Evidentemente, la primera alternativa posible es que esos autónomos que trabajan a través de plataformas adquieran la condición de asalariados, tal como ha sucedido con los riders. Pero también es posible que se trate de verdaderos autónomos. En ese caso, argumenta Luz, una opción es que las protecciones sociales de las que disfrutan los trabajadores asalariados se extiendan a los trabajadores autónomos lo cual, a su vez, nos abre dos nuevas alternativas: O bien el modelo de protección social se desacopla del empleo, tal como sucede en los países nórdicos, de manera que todos los trabajadores disfrutan del mismo nivel de protección con independencia de que sean asalariados o autónomos, y las prestaciones que reciben se financian vía impuestos; o bien se mantiene el sistema de Seguridad Social, pero reduciendo las diferencias entre empleo dependiente y autónomo, tanto por lo que respecta al nivel de protección que reciben los trabajadores como por lo que respecta a la forma en que se financia el sistema para unos y otros.
Respecto a esta última alternativa es importante tener presente, por ejemplo, que en Portugal el empresario paga cotizaciones a la seguridad social por los trabajadores autónomos económicamente dependientes, mientras que en Francia se permite que las plataformas coticen por sus trabajadores autónomos.
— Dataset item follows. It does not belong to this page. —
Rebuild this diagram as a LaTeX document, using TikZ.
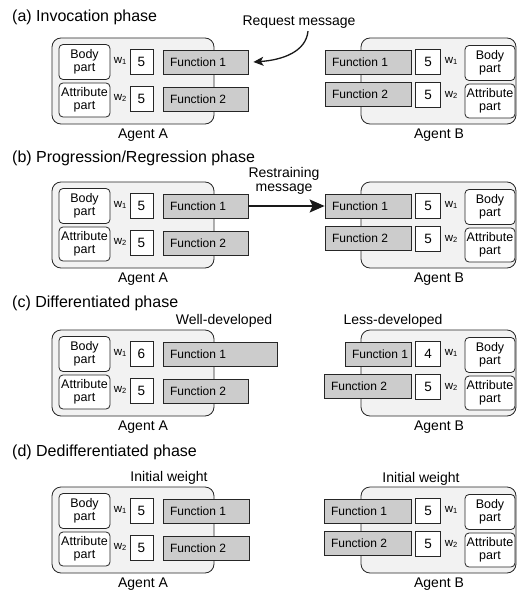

Es verdad que en España esto nos puede sonar raro, pero, como plantea Luz al final de su artículo, si ya a nadie le extraña que se hable de la posibilidad de que las empresas coticen a la Seguridad Social por los robots que utilizan, ¿por qué deberíamos extrañarnos de que se hable de que las plataformas coticen por los trabajadores humanos que prestan sus servicios a través de ellas?